Argentina-born Pope Francis, who is a passionate football fan but knows little about cricket, signed a bat that the team will take with them during their five-match tour of England, which begins on Friday, The Telegraph reported.
41-year-old Father Tony Currer, captain of the Vatican side, is its only Englishman, according to a team list. Alongside him are seven Indians, two Sri Lankans and one Pakistani, aged between 24 and 41. Many of them young seminarians who are training to be priests.
Lining up for photographs on a shaded lawn overlooking St Peter's Basilica and the terracotta roofs of the Vatican City State, the team yesterday said they were looking forward to the unusual confrontation between the two faiths, nearly 500 years after Henry VIII provoked the schism between Canterbury and Rome.
"Hopefully nothing will be picked up by the stump microphones but when you play you play to win," he was quoted as saying.

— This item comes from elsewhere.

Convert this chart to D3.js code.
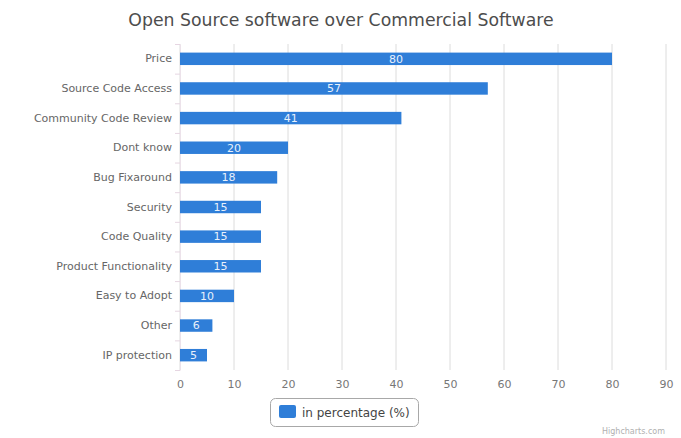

"We're going over there to beat them, to play to the maximum. But we'll certainly play in the spirit of the game," said Jery Njaliath, 36, a priest from Kerala.
"I don't think there'll be any sledging. When we are on tour we're representing Pope Francis and I don't think he would approve of that," he said.
Father Eamonn O'Higgins, the manager and "spiritual director" of the team, said: "We are the rank underdogs. None of us has played first class cricket. The boys have not had a lot of time to practice.